**Task to carry out**
From the records below, extract all the text exactly and leave the images behind.

**Excerpt from a dataset**
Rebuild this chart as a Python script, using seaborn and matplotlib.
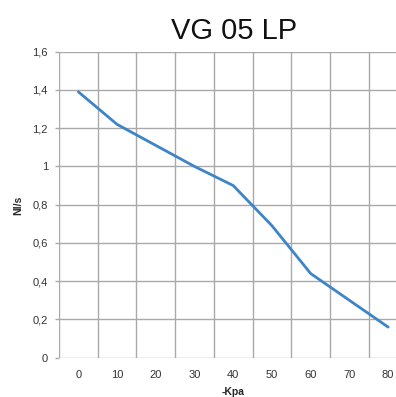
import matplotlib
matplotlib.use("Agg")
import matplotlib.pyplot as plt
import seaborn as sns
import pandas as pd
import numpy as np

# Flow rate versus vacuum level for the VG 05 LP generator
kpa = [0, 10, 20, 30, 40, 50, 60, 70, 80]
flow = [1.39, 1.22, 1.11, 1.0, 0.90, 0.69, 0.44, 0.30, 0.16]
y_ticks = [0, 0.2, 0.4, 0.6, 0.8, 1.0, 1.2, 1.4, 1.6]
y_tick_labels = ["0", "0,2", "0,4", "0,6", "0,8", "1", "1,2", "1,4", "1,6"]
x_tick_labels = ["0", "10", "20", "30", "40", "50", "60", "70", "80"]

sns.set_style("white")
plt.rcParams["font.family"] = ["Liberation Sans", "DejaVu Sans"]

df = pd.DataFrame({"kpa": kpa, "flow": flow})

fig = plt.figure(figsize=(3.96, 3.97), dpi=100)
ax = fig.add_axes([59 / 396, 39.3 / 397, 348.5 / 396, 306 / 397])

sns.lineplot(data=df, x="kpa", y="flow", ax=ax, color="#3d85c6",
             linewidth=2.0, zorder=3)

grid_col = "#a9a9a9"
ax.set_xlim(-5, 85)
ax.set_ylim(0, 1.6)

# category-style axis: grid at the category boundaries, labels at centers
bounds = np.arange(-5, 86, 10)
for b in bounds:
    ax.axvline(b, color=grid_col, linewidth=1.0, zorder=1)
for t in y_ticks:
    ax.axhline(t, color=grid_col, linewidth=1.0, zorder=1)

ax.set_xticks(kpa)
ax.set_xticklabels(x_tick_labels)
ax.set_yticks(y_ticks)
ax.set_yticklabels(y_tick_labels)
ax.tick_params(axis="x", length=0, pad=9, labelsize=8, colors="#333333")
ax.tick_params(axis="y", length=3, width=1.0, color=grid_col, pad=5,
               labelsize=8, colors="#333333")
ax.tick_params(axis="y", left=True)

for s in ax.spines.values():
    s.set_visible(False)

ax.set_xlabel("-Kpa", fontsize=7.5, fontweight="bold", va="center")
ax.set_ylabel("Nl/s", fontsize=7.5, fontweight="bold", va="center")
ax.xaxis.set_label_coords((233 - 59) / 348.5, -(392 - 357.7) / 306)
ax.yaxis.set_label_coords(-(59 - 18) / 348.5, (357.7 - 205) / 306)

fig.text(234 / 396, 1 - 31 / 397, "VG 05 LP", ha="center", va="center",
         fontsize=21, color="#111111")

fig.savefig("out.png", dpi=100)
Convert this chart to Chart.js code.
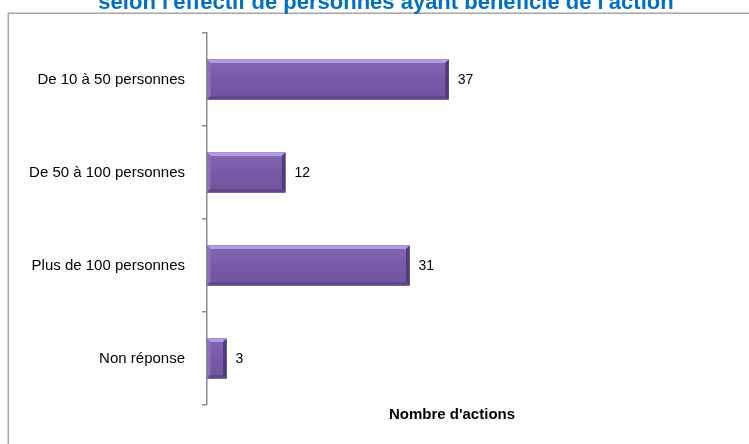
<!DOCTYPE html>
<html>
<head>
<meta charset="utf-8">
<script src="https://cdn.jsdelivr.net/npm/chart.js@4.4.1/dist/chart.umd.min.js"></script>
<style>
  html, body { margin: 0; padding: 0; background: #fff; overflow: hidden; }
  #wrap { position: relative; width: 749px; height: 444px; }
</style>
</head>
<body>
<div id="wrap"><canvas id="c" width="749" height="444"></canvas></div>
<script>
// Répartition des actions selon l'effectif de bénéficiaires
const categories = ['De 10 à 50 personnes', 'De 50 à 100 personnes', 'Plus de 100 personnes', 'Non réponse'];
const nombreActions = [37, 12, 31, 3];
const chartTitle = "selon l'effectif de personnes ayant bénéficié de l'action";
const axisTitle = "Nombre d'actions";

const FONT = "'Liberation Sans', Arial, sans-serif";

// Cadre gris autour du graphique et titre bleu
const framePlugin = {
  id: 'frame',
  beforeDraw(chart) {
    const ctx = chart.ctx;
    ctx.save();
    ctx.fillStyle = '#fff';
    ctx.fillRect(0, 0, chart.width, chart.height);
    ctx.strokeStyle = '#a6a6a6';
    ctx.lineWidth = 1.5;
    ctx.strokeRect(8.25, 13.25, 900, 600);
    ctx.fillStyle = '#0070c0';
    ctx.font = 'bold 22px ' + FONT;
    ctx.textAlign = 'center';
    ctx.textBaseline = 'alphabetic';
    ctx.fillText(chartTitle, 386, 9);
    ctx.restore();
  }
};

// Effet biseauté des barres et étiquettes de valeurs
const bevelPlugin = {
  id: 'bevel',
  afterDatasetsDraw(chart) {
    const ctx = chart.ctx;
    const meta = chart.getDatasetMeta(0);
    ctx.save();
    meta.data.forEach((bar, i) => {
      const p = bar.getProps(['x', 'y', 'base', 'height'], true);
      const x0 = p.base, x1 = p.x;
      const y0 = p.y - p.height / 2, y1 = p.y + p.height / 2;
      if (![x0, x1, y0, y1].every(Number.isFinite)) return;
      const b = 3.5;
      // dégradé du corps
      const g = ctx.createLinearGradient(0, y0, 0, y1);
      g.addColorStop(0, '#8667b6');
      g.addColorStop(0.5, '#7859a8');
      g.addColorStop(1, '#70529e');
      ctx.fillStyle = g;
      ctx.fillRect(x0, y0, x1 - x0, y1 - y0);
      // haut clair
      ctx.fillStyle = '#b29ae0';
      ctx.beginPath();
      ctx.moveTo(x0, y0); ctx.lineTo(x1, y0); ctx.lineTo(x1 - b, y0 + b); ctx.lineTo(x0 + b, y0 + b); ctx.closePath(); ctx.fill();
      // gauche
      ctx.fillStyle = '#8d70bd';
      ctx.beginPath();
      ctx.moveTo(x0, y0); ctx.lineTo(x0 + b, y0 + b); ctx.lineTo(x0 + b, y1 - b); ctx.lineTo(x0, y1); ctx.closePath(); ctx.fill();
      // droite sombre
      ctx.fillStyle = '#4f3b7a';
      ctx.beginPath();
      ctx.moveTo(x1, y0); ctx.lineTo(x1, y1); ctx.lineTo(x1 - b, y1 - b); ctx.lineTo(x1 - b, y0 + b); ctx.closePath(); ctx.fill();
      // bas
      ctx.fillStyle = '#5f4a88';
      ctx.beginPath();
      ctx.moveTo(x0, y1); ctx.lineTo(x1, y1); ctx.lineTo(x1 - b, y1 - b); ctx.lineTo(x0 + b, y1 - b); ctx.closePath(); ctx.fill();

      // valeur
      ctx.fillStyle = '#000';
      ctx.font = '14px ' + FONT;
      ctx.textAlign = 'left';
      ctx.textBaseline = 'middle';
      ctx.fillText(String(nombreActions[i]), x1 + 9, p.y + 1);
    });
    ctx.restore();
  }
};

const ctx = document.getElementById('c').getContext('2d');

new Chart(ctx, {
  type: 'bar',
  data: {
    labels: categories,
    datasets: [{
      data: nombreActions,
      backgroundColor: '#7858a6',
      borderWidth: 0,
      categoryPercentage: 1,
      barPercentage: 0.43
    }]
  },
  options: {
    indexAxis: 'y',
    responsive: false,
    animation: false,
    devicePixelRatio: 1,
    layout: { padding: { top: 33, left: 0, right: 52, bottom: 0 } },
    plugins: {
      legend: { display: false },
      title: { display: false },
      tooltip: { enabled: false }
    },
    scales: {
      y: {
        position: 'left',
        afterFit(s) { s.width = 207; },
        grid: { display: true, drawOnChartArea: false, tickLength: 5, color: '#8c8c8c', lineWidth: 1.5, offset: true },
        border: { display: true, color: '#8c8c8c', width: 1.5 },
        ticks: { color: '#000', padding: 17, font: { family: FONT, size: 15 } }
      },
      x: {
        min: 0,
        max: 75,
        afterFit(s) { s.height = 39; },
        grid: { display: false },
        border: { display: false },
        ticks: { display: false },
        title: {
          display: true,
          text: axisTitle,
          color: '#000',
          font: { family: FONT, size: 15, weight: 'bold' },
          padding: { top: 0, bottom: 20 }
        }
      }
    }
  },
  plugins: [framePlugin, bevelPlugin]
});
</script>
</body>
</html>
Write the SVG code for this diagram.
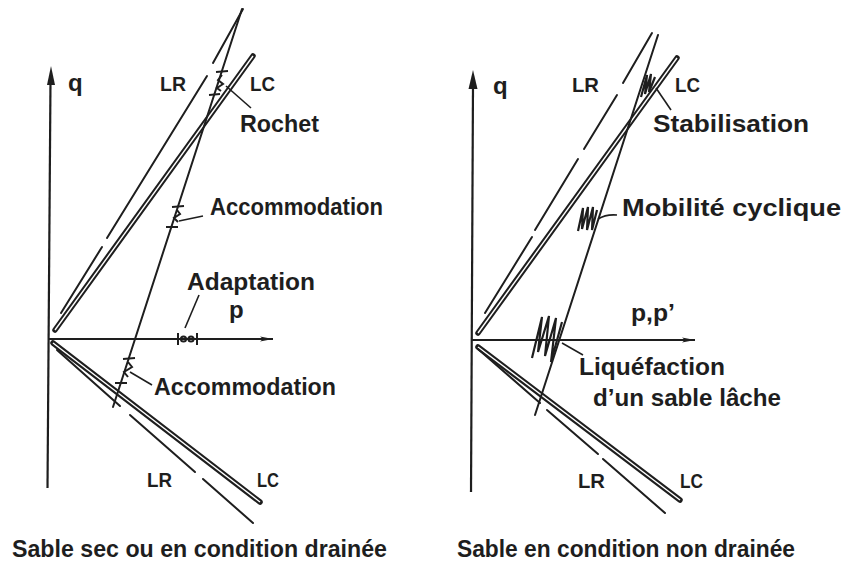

**Exercise answer**
Rebuild this chart as a Python script, using seaborn and matplotlib.
import matplotlib
matplotlib.use("Agg")
import matplotlib.pyplot as plt
import seaborn as sns
import pandas as pd
import numpy as np

# Flow rate versus vacuum level for the VG 05 LP generator
kpa = [0, 10, 20, 30, 40, 50, 60, 70, 80]
flow = [1.39, 1.22, 1.11, 1.0, 0.90, 0.69, 0.44, 0.30, 0.16]
y_ticks = [0, 0.2, 0.4, 0.6, 0.8, 1.0, 1.2, 1.4, 1.6]
y_tick_labels = ["0", "0,2", "0,4", "0,6", "0,8", "1", "1,2", "1,4", "1,6"]
x_tick_labels = ["0", "10", "20", "30", "40", "50", "60", "70", "80"]

sns.set_style("white")
plt.rcParams["font.family"] = ["Liberation Sans", "DejaVu Sans"]

df = pd.DataFrame({"kpa": kpa, "flow": flow})

fig = plt.figure(figsize=(3.96, 3.97), dpi=100)
ax = fig.add_axes([59 / 396, 39.3 / 397, 348.5 / 396, 306 / 397])

sns.lineplot(data=df, x="kpa", y="flow", ax=ax, color="#3d85c6",
             linewidth=2.0, zorder=3)

grid_col = "#a9a9a9"
ax.set_xlim(-5, 85)
ax.set_ylim(0, 1.6)

# category-style axis: grid at the category boundaries, labels at centers
bounds = np.arange(-5, 86, 10)
for b in bounds:
    ax.axvline(b, color=grid_col, linewidth=1.0, zorder=1)
for t in y_ticks:
    ax.axhline(t, color=grid_col, linewidth=1.0, zorder=1)

ax.set_xticks(kpa)
ax.set_xticklabels(x_tick_labels)
ax.set_yticks(y_ticks)
ax.set_yticklabels(y_tick_labels)
ax.tick_params(axis="x", length=0, pad=9, labelsize=8, colors="#333333")
ax.tick_params(axis="y", length=3, width=1.0, color=grid_col, pad=5,
               labelsize=8, colors="#333333")
ax.tick_params(axis="y", left=True)

for s in ax.spines.values():
    s.set_visible(False)

ax.set_xlabel("-Kpa", fontsize=7.5, fontweight="bold", va="center")
ax.set_ylabel("Nl/s", fontsize=7.5, fontweight="bold", va="center")
ax.xaxis.set_label_coords((233 - 59) / 348.5, -(392 - 357.7) / 306)
ax.yaxis.set_label_coords(-(59 - 18) / 348.5, (357.7 - 205) / 306)

fig.text(234 / 396, 1 - 31 / 397, "VG 05 LP", ha="center", va="center",
         fontsize=21, color="#111111")

fig.savefig("out.png", dpi=100)
Convert this chart to Chart.js code.
<!DOCTYPE html>
<html>
<head>
<meta charset="utf-8">
<script src="https://cdn.jsdelivr.net/npm/chart.js@4.4.1/dist/chart.umd.min.js"></script>
<style>
  html, body { margin: 0; padding: 0; background: #fff; overflow: hidden; }
  #wrap { position: relative; width: 749px; height: 444px; }
</style>
</head>
<body>
<div id="wrap"><canvas id="c" width="749" height="444"></canvas></div>
<script>
// Répartition des actions selon l'effectif de bénéficiaires
const categories = ['De 10 à 50 personnes', 'De 50 à 100 personnes', 'Plus de 100 personnes', 'Non réponse'];
const nombreActions = [37, 12, 31, 3];
const chartTitle = "selon l'effectif de personnes ayant bénéficié de l'action";
const axisTitle = "Nombre d'actions";

const FONT = "'Liberation Sans', Arial, sans-serif";

// Cadre gris autour du graphique et titre bleu
const framePlugin = {
  id: 'frame',
  beforeDraw(chart) {
    const ctx = chart.ctx;
    ctx.save();
    ctx.fillStyle = '#fff';
    ctx.fillRect(0, 0, chart.width, chart.height);
    ctx.strokeStyle = '#a6a6a6';
    ctx.lineWidth = 1.5;
    ctx.strokeRect(8.25, 13.25, 900, 600);
    ctx.fillStyle = '#0070c0';
    ctx.font = 'bold 22px ' + FONT;
    ctx.textAlign = 'center';
    ctx.textBaseline = 'alphabetic';
    ctx.fillText(chartTitle, 386, 9);
    ctx.restore();
  }
};

// Effet biseauté des barres et étiquettes de valeurs
const bevelPlugin = {
  id: 'bevel',
  afterDatasetsDraw(chart) {
    const ctx = chart.ctx;
    const meta = chart.getDatasetMeta(0);
    ctx.save();
    meta.data.forEach((bar, i) => {
      const p = bar.getProps(['x', 'y', 'base', 'height'], true);
      const x0 = p.base, x1 = p.x;
      const y0 = p.y - p.height / 2, y1 = p.y + p.height / 2;
      if (![x0, x1, y0, y1].every(Number.isFinite)) return;
      const b = 3.5;
      // dégradé du corps
      const g = ctx.createLinearGradient(0, y0, 0, y1);
      g.addColorStop(0, '#8667b6');
      g.addColorStop(0.5, '#7859a8');
      g.addColorStop(1, '#70529e');
      ctx.fillStyle = g;
      ctx.fillRect(x0, y0, x1 - x0, y1 - y0);
      // haut clair
      ctx.fillStyle = '#b29ae0';
      ctx.beginPath();
      ctx.moveTo(x0, y0); ctx.lineTo(x1, y0); ctx.lineTo(x1 - b, y0 + b); ctx.lineTo(x0 + b, y0 + b); ctx.closePath(); ctx.fill();
      // gauche
      ctx.fillStyle = '#8d70bd';
      ctx.beginPath();
      ctx.moveTo(x0, y0); ctx.lineTo(x0 + b, y0 + b); ctx.lineTo(x0 + b, y1 - b); ctx.lineTo(x0, y1); ctx.closePath(); ctx.fill();
      // droite sombre
      ctx.fillStyle = '#4f3b7a';
      ctx.beginPath();
      ctx.moveTo(x1, y0); ctx.lineTo(x1, y1); ctx.lineTo(x1 - b, y1 - b); ctx.lineTo(x1 - b, y0 + b); ctx.closePath(); ctx.fill();
      // bas
      ctx.fillStyle = '#5f4a88';
      ctx.beginPath();
      ctx.moveTo(x0, y1); ctx.lineTo(x1, y1); ctx.lineTo(x1 - b, y1 - b); ctx.lineTo(x0 + b, y1 - b); ctx.closePath(); ctx.fill();

      // valeur
      ctx.fillStyle = '#000';
      ctx.font = '14px ' + FONT;
      ctx.textAlign = 'left';
      ctx.textBaseline = 'middle';
      ctx.fillText(String(nombreActions[i]), x1 + 9, p.y + 1);
    });
    ctx.restore();
  }
};

const ctx = document.getElementById('c').getContext('2d');

new Chart(ctx, {
  type: 'bar',
  data: {
    labels: categories,
    datasets: [{
      data: nombreActions,
      backgroundColor: '#7858a6',
      borderWidth: 0,
      categoryPercentage: 1,
      barPercentage: 0.43
    }]
  },
  options: {
    indexAxis: 'y',
    responsive: false,
    animation: false,
    devicePixelRatio: 1,
    layout: { padding: { top: 33, left: 0, right: 52, bottom: 0 } },
    plugins: {
      legend: { display: false },
      title: { display: false },
      tooltip: { enabled: false }
    },
    scales: {
      y: {
        position: 'left',
        afterFit(s) { s.width = 207; },
        grid: { display: true, drawOnChartArea: false, tickLength: 5, color: '#8c8c8c', lineWidth: 1.5, offset: true },
        border: { display: true, color: '#8c8c8c', width: 1.5 },
        ticks: { color: '#000', padding: 17, font: { family: FONT, size: 15 } }
      },
      x: {
        min: 0,
        max: 75,
        afterFit(s) { s.height = 39; },
        grid: { display: false },
        border: { display: false },
        ticks: { display: false },
        title: {
          display: true,
          text: axisTitle,
          color: '#000',
          font: { family: FONT, size: 15, weight: 'bold' },
          padding: { top: 0, bottom: 20 }
        }
      }
    }
  },
  plugins: [framePlugin, bevelPlugin]
});
</script>
</body>
</html>
Write the SVG code for this diagram.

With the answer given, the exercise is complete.